Member of the Provincial Assembly of the Punjab
- In office 15 August 2018 – 14 January 2023
- Constituency: PP-108 Faisalabad-XII
- In office 31 May 2013 – 31 May 2018
- Constituency: PP-63 Faisalabad-XII
- In office 13 February 2008 – 13 February 2013
- Constituency: PP-63 Faisalabad-XII

Personal details
- Born: 25 March 1976 (age 50) Faisalabad, Punjab, Pakistan
- Party: PMLN

= Muhammad Ajmal Asif =

Pakistani politician

Muhammad Ajmal Asif (born 25 March 1976) is a Pakistani politician who was a member of the Provincial Assembly of the Punjab, from February 2008 to February 2013; then from May 2013 to May 2018 and afterwards from July 2018 till January 2023 (for 3 consecutive terms; each term comprising 5 years).

==Early life==
He was born on March 25, 1976.

He obtained a fake degree of Shahadat-e-Almia from Darul-Aloom Mehmoodia, Bannu, which was equivalent to an MA.

==Political career==
He was elected to the Provincial Assembly of the Punjab as a candidate of Pakistan Muslim League (Q) from Constituency PP-63 (Faisalabad-XIII) in the 2008 Pakistani general election. He received 29,413 votes and defeated Rana Aftab Ahmad Khan; a Pakistan People's Party candidate with a heavy margin of 12,566 votes.

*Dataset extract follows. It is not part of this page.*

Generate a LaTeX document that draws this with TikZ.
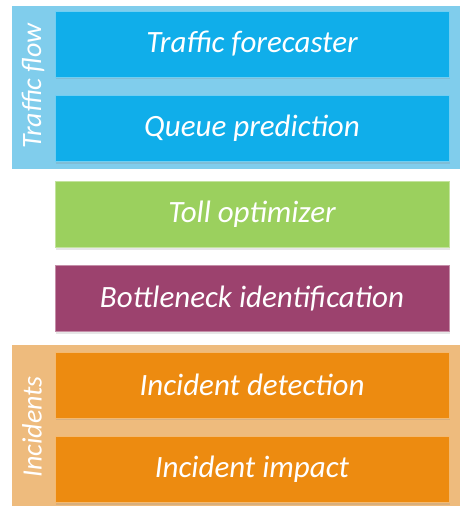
\documentclass[tikz,border=0pt]{standalone}
\usepackage{fontspec}
\setmainfont{Carlito}
\usetikzlibrary{positioning,shadows}

\definecolor{flowblue}{HTML}{10AEEA}
\definecolor{flowlight}{HTML}{80CDEC}
\definecolor{tollgreen}{HTML}{9BD05E}
\definecolor{neckpurple}{HTML}{9C426E}
\definecolor{incorange}{HTML}{ED8B10}
\definecolor{inclight}{HTML}{EEBB7D}

\tikzset{
  module/.style={minimum width=394pt, minimum height=66pt, inner sep=0pt,
    text=white, font=\fontsize{31}{34}\selectfont\itshape,
    drop shadow={opacity=0.2, shadow xshift=1pt, shadow yshift=-2pt}},
  grouplabel/.style={rotate=90, text=white, font=\fontsize{28}{30}\selectfont\itshape}
}

\begin{document}
\begin{tikzpicture}[x=1pt, y=-1pt]
  \useasboundingbox (0,0) rectangle (466,506);

  % group frames
  \fill[flowlight] (12,6) rectangle (460,169);
  \fill[inclight] (12,345) rectangle (460,506);

  \node[module, fill=flowblue, draw=flowblue!60!white] (forecast) at (252,44) {Traffic forecaster};
  \node[module, fill=flowblue, draw=flowblue!60!white] (queue) at (252,128.5) {Queue prediction};

  \node[module, fill=tollgreen, draw=tollgreen!60!white] (toll) at (252,214.5) {Toll optimizer};
  \node[module, fill=neckpurple, draw=neckpurple!60!white] (neck) at (252,298.5) {Bottleneck identification};

  \node[module, fill=incorange, draw=incorange!60!white] (detect) at (252,385) {Incident detection};
  \node[module, fill=incorange, draw=incorange!60!white] (impact) at (252,469.5) {Incident impact};

  \node[grouplabel] (flowlab) at (33,86) {Traffic flow};
  \node[grouplabel] (inclab) at (32,427) {Incidents};
\end{tikzpicture}
\end{document}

In 2010, he resigned as a member of the Punjab Assembly after being accused of possessing a fake degree. He later ran for the seat again in by-elections as a candidate of the PML-N held in May 2010, and he successfully reclaimed the seat by defeating Rana Aftab Ahmad Khan; a candidate of the Pakistan People's Party.

He was re-elected to the Provincial Assembly of the Punjab as a candidate of Pakistan Muslim League (N) (PML-N) from Constituency PP-63 (Faisalabad-XIII) in the 2013 Pakistani general election. He received 35,211 votes and defeated Rana Khan Shabbir Hussain Khan; Pakistan People's Party candidate with a heavy margin of 10,311 votes.

He was re-elected to the Provincial Assembly of the Punjab as a candidate of PML-N from Constituency PP-108 (Faisalabad-XII) in the 2018 Pakistani general election. He received 41,516 votes and defeated Rana Aftab Ahmad Khan; a candidate of Pakistan Tehreek-e-Insaf for the third time consecutively.